* Source material *

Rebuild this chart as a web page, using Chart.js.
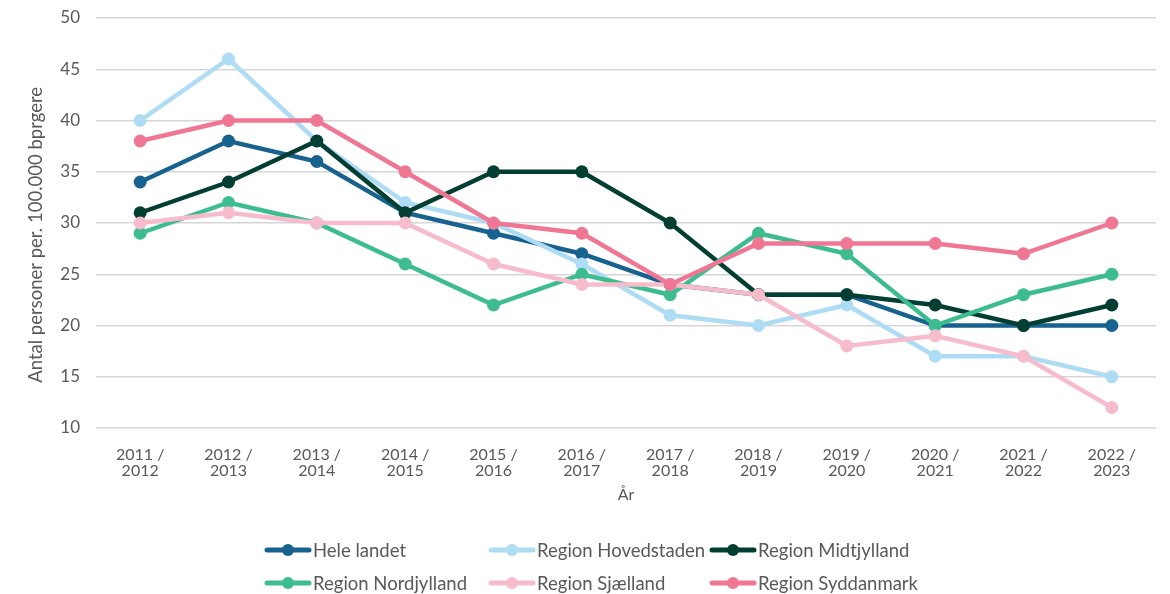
<!DOCTYPE html>
<html><head><meta charset="utf-8">
<script src="https://cdn.jsdelivr.net/npm/chart.js@4/dist/chart.umd.min.js"></script>
<style>html,body{margin:0;padding:0;background:#fff}#wrap{width:1170px;height:594px;position:relative}</style>
</head><body><div id="wrap"><canvas id="c" width="1170" height="594"></canvas></div>
<script>
const categories = [
  ['2011 /','2012'],['2012 /','2013'],['2013 /','2014'],['2014 /','2015'],
  ['2015 /','2016'],['2016 /','2017'],['2017 /','2018'],['2018 /','2019'],
  ['2019 /','2020'],['2020 /','2021'],['2021 /','2022'],['2022 /','2023']
];
const seriesNames = ['Hele landet','Region Hovedstaden','Region Midtjylland','Region Nordjylland','Region Sjælland','Region Syddanmark'];
const heleLandet   = [34, 38, 36, 31, 29, 27, 24, 23, 23, 20, 20, 20];
const hovedstaden  = [40, 46, 38, 32, 30, 26, 21, 20, 22, 17, 17, 15];
const midtjylland  = [31, 34, 38, 31, 35, 35, 30, 23, 23, 22, 20, 22];
const nordjylland  = [29, 32, 30, 26, 22, 25, 23, 29, 27, 20, 23, 25];
const sjaelland    = [30, 31, 30, 30, 26, 24, 24, 23, 18, 19, 17, 12];
const syddanmark   = [38, 40, 40, 35, 30, 29, 24, 28, 28, 28, 27, 30];
const yTicks = [10, 15, 20, 25, 30, 35, 40, 45, 50];
const yTitle = 'Antal personer per. 100.000 bprgere';
const xTitle = 'År';

const seriesValues = [heleLandet, hovedstaden, midtjylland, nordjylland, sjaelland, syddanmark];
const seriesColors = ['#17628f','#aedcf5','#033e33','#3dbd8f','#f7bccb','#ef7793'];
const FONT = 'Lato';
const TXT = '#595959';

const legendPlugin = {
  id: 'customLegend',
  afterDraw(chart) {
    const ctx = chart.ctx;
    const cols = [265, 489, 710];
    const rows = [550, 583];
    chart.data.datasets.forEach((ds, i) => {
      const x = cols[i % 3], y = rows[Math.floor(i / 3)];
      ctx.save();
      ctx.strokeStyle = ds.borderColor;
      ctx.lineWidth = 5;
      ctx.lineCap = 'round';
      ctx.beginPath(); ctx.moveTo(x + 2, y); ctx.lineTo(x + 44, y); ctx.stroke();
      ctx.fillStyle = ds.borderColor;
      ctx.beginPath(); ctx.arc(x + 23, y, 6, 0, Math.PI * 2); ctx.fill();
      ctx.fillStyle = TXT;
      ctx.font = '18.5px ' + FONT;
      ctx.textBaseline = 'middle';
      ctx.textAlign = 'left';
      ctx.fillText(ds.label, x + 48, y + 1);
      ctx.restore();
    });
  }
};

new Chart(document.getElementById('c'), {
  type: 'line',
  data: {
    labels: categories,
    datasets: seriesNames.map((name, i) => ({
      label: name,
      data: seriesValues[i],
      borderColor: seriesColors[i],
      backgroundColor: seriesColors[i],
      pointBackgroundColor: seriesColors[i],
      pointBorderWidth: 0,
      pointRadius: 6.5,
      borderWidth: 4.5,
      tension: 0,
      fill: false,
      order: -i
    }))
  },
  options: {
    responsive: false,
    animation: false,
    devicePixelRatio: 1,
    layout: { padding: { top: 18, right: 14, left: 0, bottom: 84 } },
    plugins: { legend: { display: false }, tooltip: { enabled: false } },
    scales: {
      x: {
        offset: true,
        grid: { display: false, drawTicks: false },
        border: { display: false },
        ticks: { color: TXT, font: { family: FONT, size: 16, lineHeight: 1.0 }, padding: 19, maxRotation: 0, autoSkip: false },
        title: { display: true, text: xTitle, color: TXT, font: { family: FONT, size: 16, lineHeight: 1.2 }, padding: { top: 0, bottom: 6 } },
        afterFit(scale) { scale.height = 82; scale.paddingLeft = 0; scale.paddingRight = 0; }
      },
      y: {
        min: 10, max: 50,
        afterBuildTicks(scale) { scale.ticks = yTicks.map(v => ({ value: v })); },
        grid: { color: '#d6d6d6', lineWidth: 1.5, drawTicks: false },
        border: { display: false },
        ticks: { color: TXT, font: { family: FONT, size: 17 }, padding: 16 },
        title: { display: true, text: yTitle + '     ', color: TXT, font: { family: FONT, size: 18.5, lineHeight: 1.2 }, padding: { top: 25, bottom: 0 } },
        afterFit(scale) { scale.width = 96; scale.paddingTop = 0; scale.paddingBottom = 0; }
      }
    }
  },
  plugins: [legendPlugin]
});
</script></body></html>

* What this task involves *
Your task is to reproduce exactly the lines from the start of the data above through the line containing "const xTitle = 'År';", leaving every picture out.

* Exercise result *
Rebuild this chart as a web page, using Chart.js.
<!DOCTYPE html>
<html><head><meta charset="utf-8">
<script src="https://cdn.jsdelivr.net/npm/chart.js@4/dist/chart.umd.min.js"></script>
<style>html,body{margin:0;padding:0;background:#fff}#wrap{width:1170px;height:594px;position:relative}</style>
</head><body><div id="wrap"><canvas id="c" width="1170" height="594"></canvas></div>
<script>
const categories = [
  ['2011 /','2012'],['2012 /','2013'],['2013 /','2014'],['2014 /','2015'],
  ['2015 /','2016'],['2016 /','2017'],['2017 /','2018'],['2018 /','2019'],
  ['2019 /','2020'],['2020 /','2021'],['2021 /','2022'],['2022 /','2023']
];
const seriesNames = ['Hele landet','Region Hovedstaden','Region Midtjylland','Region Nordjylland','Region Sjælland','Region Syddanmark'];
const heleLandet   = [34, 38, 36, 31, 29, 27, 24, 23, 23, 20, 20, 20];
const hovedstaden  = [40, 46, 38, 32, 30, 26, 21, 20, 22, 17, 17, 15];
const midtjylland  = [31, 34, 38, 31, 35, 35, 30, 23, 23, 22, 20, 22];
const nordjylland  = [29, 32, 30, 26, 22, 25, 23, 29, 27, 20, 23, 25];
const sjaelland    = [30, 31, 30, 30, 26, 24, 24, 23, 18, 19, 17, 12];
const syddanmark   = [38, 40, 40, 35, 30, 29, 24, 28, 28, 28, 27, 30];
const yTicks = [10, 15, 20, 25, 30, 35, 40, 45, 50];
const yTitle = 'Antal personer per. 100.000 bprgere';
const xTitle = 'År';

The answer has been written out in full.